Exercise goal: From the first line of the data down to and including the line with "ax.set_zorder(1)", copy everything exactly, leaving out pictures.

### Dataset excerpt ###

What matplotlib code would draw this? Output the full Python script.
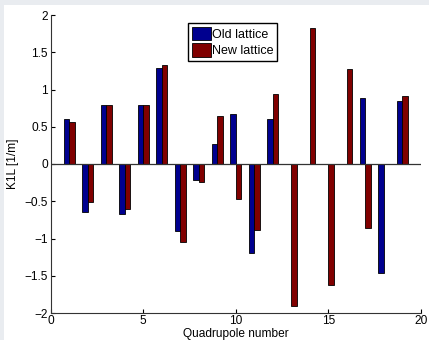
import numpy as np
import matplotlib
matplotlib.use("Agg")
import matplotlib.pyplot as plt
from matplotlib.patches import Rectangle

quad_number = np.arange(1, 20)
old_k1l = [0.60, -0.65, 0.79, -0.67, 0.79, 1.29, -0.90, -0.22, 0.27, 0.67,
           -1.20, 0.61, 0.005, 0.005, 0.005, 0.005, 0.88, -1.46, 0.84]
new_k1l = [0.56, -0.51, 0.79, -0.61, 0.79, 1.33, -1.05, -0.24, 0.65, -0.47,
           -0.88, 0.94, -1.91, 1.82, -1.62, 1.27, -0.86, 0.005, 0.91]
series_names = ["Old lattice", "New lattice"]
y_ticks = [-2, -1.5, -1, -0.5, 0, 0.5, 1, 1.5, 2]
y_tick_labels = ["\u22122", "\u22121.5", "\u22121", "\u22120.5", "0", "0.5", "1", "1.5", "2"]
x_ticks = [0, 5, 10, 15, 20]

plt.rcParams['font.family'] = ['Liberation Sans', 'DejaVu Sans']
plt.rcParams['font.size'] = 8.6

fig = plt.figure(figsize=(4.29, 3.40), dpi=100)
fig.patch.set_facecolor('#e9ecf0')
# white page area (screenshot frame is grey on top and left)
fig.patches.append(Rectangle((4 / 429, 0), 1, 1 - 5 / 340, transform=fig.transFigure,
                             facecolor='white', edgecolor='none', zorder=-10))

ax = fig.add_axes([50.7 / 429, 27 / 340, 370 / 429, 298 / 340])
ax.set_facecolor('none')
ax.set_zorder(1)

w = 0.3
ax.bar(quad_number - w / 2, old_k1l, width=w, color='#00008f', edgecolor='black',
       linewidth=0.6, label=series_names[0], zorder=2)
ax.bar(quad_number + w / 2, new_k1l, width=w, color='#800000', edgecolor='black',
       linewidth=0.6, label=series_names[1], zorder=2)
ax.axhline(0, color='#333333', lw=0.9, zorder=3)

ax.set_xlim(0, 20)
ax.set_ylim(-2, 2)
ax.set_xticks(x_ticks)
ax.set_yticks(y_ticks)
ax.set_yticklabels(y_tick_labels)
ax.tick_params(direction='in', length=3, width=0.8, colors='black')
ax.tick_params(axis='y', pad=2)
ax.tick_params(axis='x', pad=1.5)

for side in ['top', 'right']:
    ax.spines[side].set_visible(False)
for side in ['left', 'bottom']:
    ax.spines[side].set_linewidth(0.8)
    ax.spines[side].set_color('#333333')

ax.set_xlabel("Quadrupole number", va='center')
ax.xaxis.set_label_coords(0.5, -0.069)
ax.set_ylabel("K1L [1/m]", labelpad=4)

leg = ax.legend(loc='upper center', bbox_to_anchor=(0.492, 0.972), fancybox=False,
                framealpha=1, edgecolor='black', fontsize=9, handlelength=1.5,
                handleheight=1.3, handletextpad=0.1, labelspacing=0.2,
                borderpad=0.28, borderaxespad=0)
leg.get_frame().set_linewidth(1.0)

fig.savefig("out.png", dpi=100, facecolor=fig.get_facecolor())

###

Full answer:
What matplotlib code would draw this? Output the full Python script.
import numpy as np
import matplotlib
matplotlib.use("Agg")
import matplotlib.pyplot as plt
from matplotlib.patches import Rectangle

quad_number = np.arange(1, 20)
old_k1l = [0.60, -0.65, 0.79, -0.67, 0.79, 1.29, -0.90, -0.22, 0.27, 0.67,
           -1.20, 0.61, 0.005, 0.005, 0.005, 0.005, 0.88, -1.46, 0.84]
new_k1l = [0.56, -0.51, 0.79, -0.61, 0.79, 1.33, -1.05, -0.24, 0.65, -0.47,
           -0.88, 0.94, -1.91, 1.82, -1.62, 1.27, -0.86, 0.005, 0.91]
series_names = ["Old lattice", "New lattice"]
y_ticks = [-2, -1.5, -1, -0.5, 0, 0.5, 1, 1.5, 2]
y_tick_labels = ["\u22122", "\u22121.5", "\u22121", "\u22120.5", "0", "0.5", "1", "1.5", "2"]
x_ticks = [0, 5, 10, 15, 20]

plt.rcParams['font.family'] = ['Liberation Sans', 'DejaVu Sans']
plt.rcParams['font.size'] = 8.6

fig = plt.figure(figsize=(4.29, 3.40), dpi=100)
fig.patch.set_facecolor('#e9ecf0')
# white page area (screenshot frame is grey on top and left)
fig.patches.append(Rectangle((4 / 429, 0), 1, 1 - 5 / 340, transform=fig.transFigure,
                             facecolor='white', edgecolor='none', zorder=-10))

ax = fig.add_axes([50.7 / 429, 27 / 340, 370 / 429, 298 / 340])
ax.set_facecolor('none')
ax.set_zorder(1)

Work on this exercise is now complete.